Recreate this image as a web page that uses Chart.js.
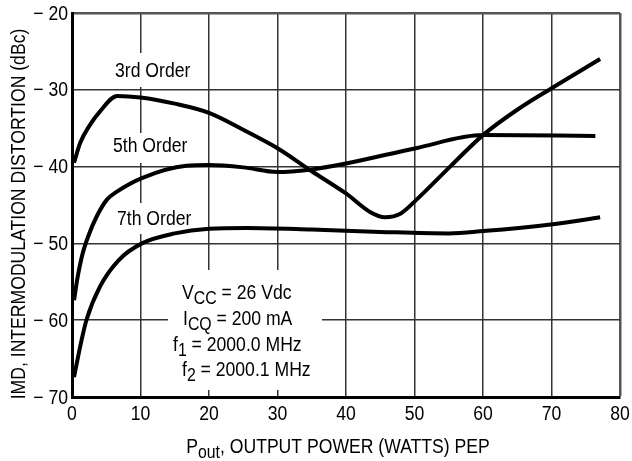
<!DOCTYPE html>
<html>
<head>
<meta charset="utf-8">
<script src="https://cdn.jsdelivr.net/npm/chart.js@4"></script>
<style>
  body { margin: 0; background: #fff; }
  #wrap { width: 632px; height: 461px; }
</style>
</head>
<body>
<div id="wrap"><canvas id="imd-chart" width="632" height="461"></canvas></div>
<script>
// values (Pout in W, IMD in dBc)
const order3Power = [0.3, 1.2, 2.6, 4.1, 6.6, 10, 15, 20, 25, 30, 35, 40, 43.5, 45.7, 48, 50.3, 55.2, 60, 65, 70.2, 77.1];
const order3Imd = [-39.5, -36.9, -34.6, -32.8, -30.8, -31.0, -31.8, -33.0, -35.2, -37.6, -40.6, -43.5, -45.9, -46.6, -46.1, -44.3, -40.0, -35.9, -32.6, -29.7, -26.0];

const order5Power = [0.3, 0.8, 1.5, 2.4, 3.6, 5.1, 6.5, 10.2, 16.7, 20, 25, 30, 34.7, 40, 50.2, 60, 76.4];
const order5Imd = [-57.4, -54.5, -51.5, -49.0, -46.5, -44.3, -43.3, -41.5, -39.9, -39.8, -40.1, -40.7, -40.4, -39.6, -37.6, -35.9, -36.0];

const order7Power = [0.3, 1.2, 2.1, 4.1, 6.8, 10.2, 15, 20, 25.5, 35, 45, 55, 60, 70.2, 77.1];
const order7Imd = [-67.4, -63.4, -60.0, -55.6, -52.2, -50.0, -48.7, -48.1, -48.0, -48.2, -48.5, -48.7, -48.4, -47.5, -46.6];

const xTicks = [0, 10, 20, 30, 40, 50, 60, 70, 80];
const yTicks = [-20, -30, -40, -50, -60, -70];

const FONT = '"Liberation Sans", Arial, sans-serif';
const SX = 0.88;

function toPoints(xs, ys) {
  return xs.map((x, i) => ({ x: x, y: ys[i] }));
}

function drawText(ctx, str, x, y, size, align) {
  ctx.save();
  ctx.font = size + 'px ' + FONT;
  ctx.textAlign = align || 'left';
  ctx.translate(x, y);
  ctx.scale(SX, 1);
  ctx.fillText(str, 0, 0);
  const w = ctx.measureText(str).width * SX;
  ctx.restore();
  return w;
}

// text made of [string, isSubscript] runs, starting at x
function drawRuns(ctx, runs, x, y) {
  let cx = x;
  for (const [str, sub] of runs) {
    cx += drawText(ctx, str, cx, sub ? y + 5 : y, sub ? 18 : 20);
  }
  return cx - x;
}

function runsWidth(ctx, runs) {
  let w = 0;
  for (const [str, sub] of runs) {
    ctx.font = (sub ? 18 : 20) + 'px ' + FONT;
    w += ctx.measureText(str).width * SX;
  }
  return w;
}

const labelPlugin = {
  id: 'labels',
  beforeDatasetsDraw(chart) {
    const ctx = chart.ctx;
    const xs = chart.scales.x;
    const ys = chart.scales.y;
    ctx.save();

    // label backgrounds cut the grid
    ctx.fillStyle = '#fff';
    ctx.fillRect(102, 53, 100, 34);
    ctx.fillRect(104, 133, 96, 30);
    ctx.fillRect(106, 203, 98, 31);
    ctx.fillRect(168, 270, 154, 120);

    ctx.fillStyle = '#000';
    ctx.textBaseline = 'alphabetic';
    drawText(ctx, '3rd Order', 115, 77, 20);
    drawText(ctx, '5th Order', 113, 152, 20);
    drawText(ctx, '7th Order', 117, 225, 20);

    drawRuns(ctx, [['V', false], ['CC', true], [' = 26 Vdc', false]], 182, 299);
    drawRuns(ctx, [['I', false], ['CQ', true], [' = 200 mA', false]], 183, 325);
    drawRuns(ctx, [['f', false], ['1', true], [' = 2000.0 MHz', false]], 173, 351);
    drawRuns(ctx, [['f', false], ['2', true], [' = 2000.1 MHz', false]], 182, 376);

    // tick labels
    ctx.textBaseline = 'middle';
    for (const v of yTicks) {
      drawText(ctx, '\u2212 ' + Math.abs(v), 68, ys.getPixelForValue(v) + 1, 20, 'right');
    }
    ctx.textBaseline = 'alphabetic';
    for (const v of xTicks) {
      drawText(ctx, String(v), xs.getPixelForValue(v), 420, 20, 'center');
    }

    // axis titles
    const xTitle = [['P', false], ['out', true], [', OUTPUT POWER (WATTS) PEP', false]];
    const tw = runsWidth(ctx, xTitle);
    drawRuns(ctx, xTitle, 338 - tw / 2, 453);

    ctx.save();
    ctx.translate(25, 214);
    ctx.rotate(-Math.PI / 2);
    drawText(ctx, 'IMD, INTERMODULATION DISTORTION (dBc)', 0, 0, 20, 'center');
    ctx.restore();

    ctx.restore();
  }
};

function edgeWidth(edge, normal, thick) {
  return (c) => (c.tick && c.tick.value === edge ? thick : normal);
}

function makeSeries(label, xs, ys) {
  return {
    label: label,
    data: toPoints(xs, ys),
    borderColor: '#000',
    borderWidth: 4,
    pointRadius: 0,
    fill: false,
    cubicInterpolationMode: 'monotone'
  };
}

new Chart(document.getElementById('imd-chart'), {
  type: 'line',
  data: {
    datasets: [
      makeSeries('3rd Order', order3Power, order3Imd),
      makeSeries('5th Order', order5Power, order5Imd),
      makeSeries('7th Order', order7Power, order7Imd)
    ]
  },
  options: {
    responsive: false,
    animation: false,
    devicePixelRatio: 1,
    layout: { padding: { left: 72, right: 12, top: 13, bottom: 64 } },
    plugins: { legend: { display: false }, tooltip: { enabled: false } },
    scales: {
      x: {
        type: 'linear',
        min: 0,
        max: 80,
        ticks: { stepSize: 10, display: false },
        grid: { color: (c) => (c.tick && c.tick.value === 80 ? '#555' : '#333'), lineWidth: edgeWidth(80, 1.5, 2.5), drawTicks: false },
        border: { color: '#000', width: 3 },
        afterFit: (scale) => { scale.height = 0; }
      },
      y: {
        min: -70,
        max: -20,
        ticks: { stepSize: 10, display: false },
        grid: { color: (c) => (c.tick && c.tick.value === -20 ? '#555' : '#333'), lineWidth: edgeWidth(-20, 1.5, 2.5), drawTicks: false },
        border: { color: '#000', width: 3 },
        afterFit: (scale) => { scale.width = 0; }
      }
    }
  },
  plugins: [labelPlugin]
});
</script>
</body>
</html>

» **Do this**
Reproduce the full listing above verbatim, with no pictures included.

» **Exercise response**
Recreate this image as a web page that uses Chart.js.
<!DOCTYPE html>
<html>
<head>
<meta charset="utf-8">
<script src="https://cdn.jsdelivr.net/npm/chart.js@4"></script>
<style>
  body { margin: 0; background: #fff; }
  #wrap { width: 632px; height: 461px; }
</style>
</head>
<body>
<div id="wrap"><canvas id="imd-chart" width="632" height="461"></canvas></div>
<script>
// values (Pout in W, IMD in dBc)
const order3Power = [0.3, 1.2, 2.6, 4.1, 6.6, 10, 15, 20, 25, 30, 35, 40, 43.5, 45.7, 48, 50.3, 55.2, 60, 65, 70.2, 77.1];
const order3Imd = [-39.5, -36.9, -34.6, -32.8, -30.8, -31.0, -31.8, -33.0, -35.2, -37.6, -40.6, -43.5, -45.9, -46.6, -46.1, -44.3, -40.0, -35.9, -32.6, -29.7, -26.0];

const order5Power = [0.3, 0.8, 1.5, 2.4, 3.6, 5.1, 6.5, 10.2, 16.7, 20, 25, 30, 34.7, 40, 50.2, 60, 76.4];
const order5Imd = [-57.4, -54.5, -51.5, -49.0, -46.5, -44.3, -43.3, -41.5, -39.9, -39.8, -40.1, -40.7, -40.4, -39.6, -37.6, -35.9, -36.0];

const order7Power = [0.3, 1.2, 2.1, 4.1, 6.8, 10.2, 15, 20, 25.5, 35, 45, 55, 60, 70.2, 77.1];
const order7Imd = [-67.4, -63.4, -60.0, -55.6, -52.2, -50.0, -48.7, -48.1, -48.0, -48.2, -48.5, -48.7, -48.4, -47.5, -46.6];

const xTicks = [0, 10, 20, 30, 40, 50, 60, 70, 80];
const yTicks = [-20, -30, -40, -50, -60, -70];

const FONT = '"Liberation Sans", Arial, sans-serif';
const SX = 0.88;

function toPoints(xs, ys) {
  return xs.map((x, i) => ({ x: x, y: ys[i] }));
}

function drawText(ctx, str, x, y, size, align) {
  ctx.save();
  ctx.font = size + 'px ' + FONT;
  ctx.textAlign = align || 'left';
  ctx.translate(x, y);
  ctx.scale(SX, 1);
  ctx.fillText(str, 0, 0);
  const w = ctx.measureText(str).width * SX;
  ctx.restore();
  return w;
}

// text made of [string, isSubscript] runs, starting at x
function drawRuns(ctx, runs, x, y) {
  let cx = x;
  for (const [str, sub] of runs) {
    cx += drawText(ctx, str, cx, sub ? y + 5 : y, sub ? 18 : 20);
  }
  return cx - x;
}

function runsWidth(ctx, runs) {
  let w = 0;
  for (const [str, sub] of runs) {
    ctx.font = (sub ? 18 : 20) + 'px ' + FONT;
    w += ctx.measureText(str).width * SX;
  }
  return w;
}

const labelPlugin = {
  id: 'labels',
  beforeDatasetsDraw(chart) {
    const ctx = chart.ctx;
    const xs = chart.scales.x;
    const ys = chart.scales.y;
    ctx.save();

    // label backgrounds cut the grid
    ctx.fillStyle = '#fff';
    ctx.fillRect(102, 53, 100, 34);
    ctx.fillRect(104, 133, 96, 30);
    ctx.fillRect(106, 203, 98, 31);
    ctx.fillRect(168, 270, 154, 120);

    ctx.fillStyle = '#000';
    ctx.textBaseline = 'alphabetic';
    drawText(ctx, '3rd Order', 115, 77, 20);
    drawText(ctx, '5th Order', 113, 152, 20);
    drawText(ctx, '7th Order', 117, 225, 20);

    drawRuns(ctx, [['V', false], ['CC', true], [' = 26 Vdc', false]], 182, 299);
    drawRuns(ctx, [['I', false], ['CQ', true], [' = 200 mA', false]], 183, 325);
    drawRuns(ctx, [['f', false], ['1', true], [' = 2000.0 MHz', false]], 173, 351);
    drawRuns(ctx, [['f', false], ['2', true], [' = 2000.1 MHz', false]], 182, 376);

    // tick labels
    ctx.textBaseline = 'middle';
    for (const v of yTicks) {
      drawText(ctx, '\u2212 ' + Math.abs(v), 68, ys.getPixelForValue(v) + 1, 20, 'right');
    }
    ctx.textBaseline = 'alphabetic';
    for (const v of xTicks) {
      drawText(ctx, String(v), xs.getPixelForValue(v), 420, 20, 'center');
    }

    // axis titles
    const xTitle = [['P', false], ['out', true], [', OUTPUT POWER (WATTS) PEP', false]];
    const tw = runsWidth(ctx, xTitle);
    drawRuns(ctx, xTitle, 338 - tw / 2, 453);

    ctx.save();
    ctx.translate(25, 214);
    ctx.rotate(-Math.PI / 2);
    drawText(ctx, 'IMD, INTERMODULATION DISTORTION (dBc)', 0, 0, 20, 'center');
    ctx.restore();

    ctx.restore();
  }
};

function edgeWidth(edge, normal, thick) {
  return (c) => (c.tick && c.tick.value === edge ? thick : normal);
}

function makeSeries(label, xs, ys) {
  return {
    label: label,
    data: toPoints(xs, ys),
    borderColor: '#000',
    borderWidth: 4,
    pointRadius: 0,
    fill: false,
    cubicInterpolationMode: 'monotone'
  };
}

new Chart(document.getElementById('imd-chart'), {
  type: 'line',
  data: {
    datasets: [
      makeSeries('3rd Order', order3Power, order3Imd),
      makeSeries('5th Order', order5Power, order5Imd),
      makeSeries('7th Order', order7Power, order7Imd)
    ]
  },
  options: {
    responsive: false,
    animation: false,
    devicePixelRatio: 1,
    layout: { padding: { left: 72, right: 12, top: 13, bottom: 64 } },
    plugins: { legend: { display: false }, tooltip: { enabled: false } },
    scales: {
      x: {
        type: 'linear',
        min: 0,
        max: 80,
        ticks: { stepSize: 10, display: false },
        grid: { color: (c) => (c.tick && c.tick.value === 80 ? '#555' : '#333'), lineWidth: edgeWidth(80, 1.5, 2.5), drawTicks: false },
        border: { color: '#000', width: 3 },
        afterFit: (scale) => { scale.height = 0; }
      },
      y: {
        min: -70,
        max: -20,
        ticks: { stepSize: 10, display: false },
        grid: { color: (c) => (c.tick && c.tick.value === -20 ? '#555' : '#333'), lineWidth: edgeWidth(-20, 1.5, 2.5), drawTicks: false },
        border: { color: '#000', width: 3 },
        afterFit: (scale) => { scale.width = 0; }
      }
    }
  },
  plugins: [labelPlugin]
});
</script>
</body>
</html>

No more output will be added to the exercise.